[What you have to do] Each line from the top of the listing through the one holding "XAxis, YAxis, ReferenceLine" should be restated word for word, with nothing added and no pictures.

[Given information]
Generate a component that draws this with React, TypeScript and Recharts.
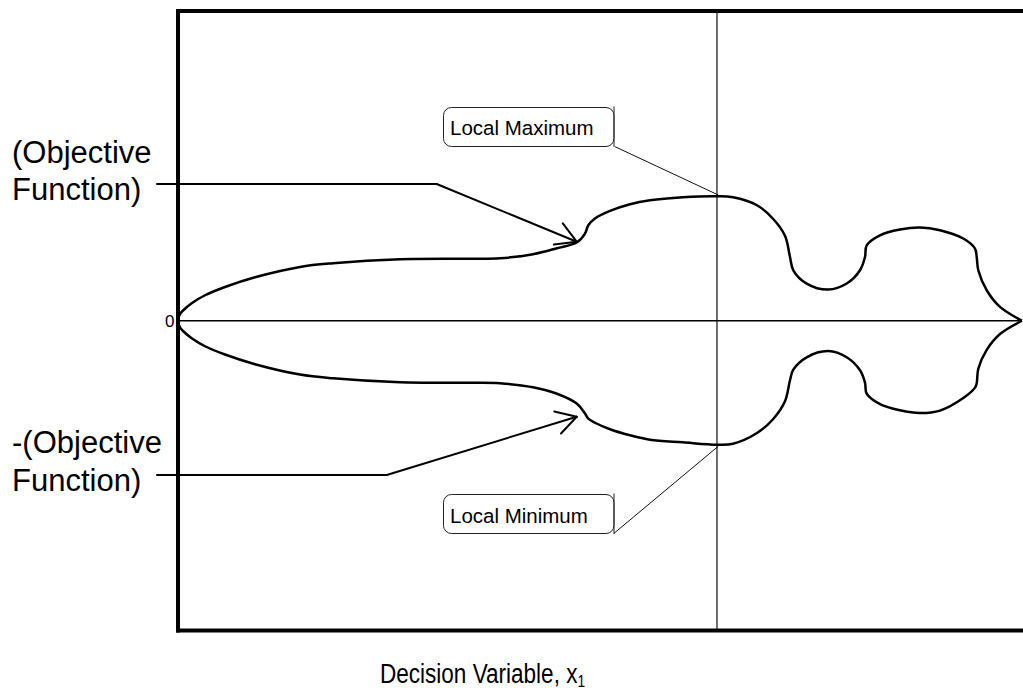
import React from "react";
import { ComposedChart, Line, XAxis, YAxis, ReferenceLine } from "recharts";

// curve: x in % of the plot width, y in % of half height
const X_VALUES = [
  0, 0.024, 0.118, 0.296, 0.628, 1.623, 3.199, 5.569, 9.123, 14.455, 18.365,
  26.303, 34.953, 38.152, 42.062, 44.905, 47.275, 48.223, 48.614, 49.408,
  51.185, 53.555, 55.924, 59.834, 63.863, 65.758, 68.602, 70.498, 71.919,
  72.512, 72.903, 74.491, 77.05, 79.23, 80.806, 81.398, 81.6, 83.175, 85.545,
  87.915, 90.284, 93.045, 94.431, 94.633, 94.822, 95.818, 97.393, 100,
];
const UPPER = [
  0, 0.71, 1.49, 2.39, 3.39, 5.65, 8.23, 10.91, 14.04, 17.37, 18.56, 19.85,
  20.02, 20.18, 21.47, 23.41, 25.34, 28.15, 30.83, 32.99, 35.45, 37.61, 38.9,
  39.87, 40.19, 39.87, 37.29, 32.93, 27.44, 20.6, 16.3, 12.01, 10.07, 12.01,
  16.3, 20.6, 24.37, 27.6, 29.44, 30.09, 29.22, 26.54, 23.31, 20.6, 16.3, 9.85,
  4.46, 0,
];
const LOWER = [
  0, -0.71, -1.49, -2.39, -3.39, -5.65, -8.23, -10.91, -14.04, -17.37, -18.56,
  -19.85, -20.02, -20.18, -21.47, -23.57, -26.8, -29.96, -31.57, -32.93,
  -35.03, -36.97, -38.4, -39.25, -40.0, -39.7, -36.25, -31.8, -26.0, -19.2,
  -15.8, -11.8, -9.8, -11.8, -16.0, -20.0, -23.5, -26.9, -28.9, -29.8, -29.0,
  -24.95, -21.6, -20.2, -15.5, -9.4, -4.3, 0,
];

const X_DOMAIN = [0, 100];
const Y_DOMAIN = [-100, 100];
const EXTREMUM_X = 63.86;

// annotation geometry, in data units
const UPPER_LEADER = [
  [{ x: -2.49, y: 44.15 }, { x: 30.65, y: 44.15 }],
  [{ x: 30.65, y: 44.15 }, { x: 47.24, y: 25.52 }],
  [{ x: 47.24, y: 25.52 }, { x: 45.59, y: 31.43 }],
  [{ x: 47.24, y: 25.52 }, { x: 44.54, y: 24.58 }],
];
const LOWER_LEADER = [
  [{ x: -2.49, y: -49.8 }, { x: 24.73, y: -49.8 }],
  [{ x: 24.73, y: -49.8 }, { x: 47.24, y: -30.98 }],
  [{ x: 47.24, y: -30.98 }, { x: 45.38, y: -36.4 }],
  [{ x: 47.24, y: -30.98 }, { x: 44.58, y: -29.3 }],
];
const CALLOUTS = [
  [{ x: 51.78, y: 56.19 }, { x: 64.02, y: 40.6 }],
  [{ x: 51.66, y: -68.62 }, { x: 64.02, y: -40.5 }],
];

const FONT = "'Liberation Sans', Arial, Helvetica, sans-serif";

// centripetal catmull-rom, same maths as d3's curveCatmullRom (alpha 0.5)
function smoothCurve(context: any) {
  let pts: number[][] = [];
  return {
    areaStart() {},
    areaEnd() {},
    lineStart() {
      pts = [];
    },
    point(x: number, y: number) {
      pts.push([+x, +y]);
    },
    lineEnd() {
      const n = pts.length;
      if (!n) return;
      context.moveTo(pts[0][0], pts[0][1]);
      for (let i = 0; i < n - 1; i++) {
        const p0 = pts[Math.max(i - 1, 0)];
        const p1 = pts[i];
        const p2 = pts[i + 1];
        const p3 = pts[Math.min(i + 2, n - 1)];
        const l01 = Math.hypot(p1[0] - p0[0], p1[1] - p0[1]);
        const l12 = Math.hypot(p2[0] - p1[0], p2[1] - p1[1]);
        const l23 = Math.hypot(p3[0] - p2[0], p3[1] - p2[1]);
        const a01 = Math.sqrt(l01), a12 = Math.sqrt(l12), a23 = Math.sqrt(l23);
        let c1 = p1, c2 = p2;
        if (a01 > 1e-6) {
          const a = 2 * l01 + 3 * a01 * a12 + l12;
          const m = 3 * a01 * (a01 + a12);
          c1 = [0, 1].map((k) => (p1[k] * a - p0[k] * l12 + p2[k] * l01) / m);
        }
        if (a23 > 1e-6) {
          const b = 2 * l23 + 3 * a23 * a12 + l12;
          const m = 3 * a23 * (a23 + a12);
          c2 = [0, 1].map((k) => (p2[k] * b + p1[k] * l23 - p3[k] * l12) / m);
        }
        context.bezierCurveTo(c1[0], c1[1], c2[0], c2[1], p2[0], p2[1]);
      }
    },
  };
}

export default function App() {
  const data = X_VALUES.map((x, i) => ({ x, upper: UPPER[i], lower: LOWER[i] }));

  return (
    <div style={{ position: "absolute", left: 0, top: 0, width: 1023, height: 690, background: "#fff", overflow: "hidden" }}>
      <ComposedChart
        width={1023}
        height={690}
        data={data}
        margin={{ top: 11, right: 1, bottom: 59.5, left: 178 }}
      >
        <XAxis type="number" dataKey="x" domain={X_DOMAIN} hide />
        <YAxis type="number" domain={Y_DOMAIN} hide />

        {/* plot frame: left, top, bottom (right edge falls outside the picture) */}
        <ReferenceLine x={0} ifOverflow="visible" stroke="#000" strokeWidth={4} strokeLinecap="square" />
        <ReferenceLine y={100} ifOverflow="visible" stroke="#000" strokeWidth={4} strokeLinecap="square" />
        <ReferenceLine y={-100} ifOverflow="visible" stroke="#000" strokeWidth={4} strokeLinecap="square" />

        <ReferenceLine y={0} stroke="#000" strokeWidth={1.5} />
        <ReferenceLine x={EXTREMUM_X} stroke="#111" strokeWidth={1.2} />
        {[...UPPER_LEADER, ...LOWER_LEADER].map((seg, i) => (
          <ReferenceLine key={"l" + i} segment={seg} ifOverflow="visible" stroke="#000" strokeWidth={2} strokeLinecap="round" />
        ))}
        {CALLOUTS.map((seg, i) => (
          <ReferenceLine key={"c" + i} segment={seg} ifOverflow="visible" stroke="#111" strokeWidth={1} />
        ))}
        <Line dataKey="upper" type={smoothCurve as any} stroke="#000" strokeWidth={2.5} dot={false} activeDot={false} isAnimationActive={false} />
        <Line dataKey="lower" type={smoothCurve as any} stroke="#000" strokeWidth={2.5} dot={false} activeDot={false} isAnimationActive={false} />
      </ComposedChart>

      <svg width={1023} height={690} style={{ position: "absolute", left: 0, top: 0, pointerEvents: "none" }} fontFamily={FONT}>
        <text x={174.5} y={327} fontSize={17} textAnchor="end" fill="#000">0</text>

        <text x={12} y={163} fontSize={31} fill="#000">(Objective</text>
        <text x={12} y={199.5} fontSize={31} fill="#000">Function)</text>
        <text x={12} y={453} fontSize={31} fill="#000">-(Objective</text>
        <text x={12} y={491} fontSize={31} fill="#000">Function)</text>

        <rect x={443.5} y={107.5} width={170.5} height={39} rx={8} fill="#fff" stroke="#222" strokeWidth={1} />
        <line x1={614} y1={106.5} x2={614} y2={147} stroke="#222" strokeWidth={1} />
        <text x={450} y={135} fontSize={20.5} fill="#000">Local Maximum</text>

        <rect x={443.5} y={494.5} width={170.5} height={39} rx={8} fill="#fff" stroke="#222" strokeWidth={1} />
        <line x1={614} y1={493.5} x2={614} y2={534} stroke="#222" strokeWidth={1} />
        <text x={450} y={522.5} fontSize={20.5} fill="#000">Local Minimum</text>

        <text transform="translate(380,683) scale(0.805,1)" fontSize={28} fill="#000">
          Decision Variable, x<tspan dy={4} fontSize={17}>1</tspan>
        </text>
      </svg>
    </div>
  );
}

[Complete answer]
Generate a component that draws this with React, TypeScript and Recharts.
import React from "react";
import { ComposedChart, Line, XAxis, YAxis, ReferenceLine } from "recharts";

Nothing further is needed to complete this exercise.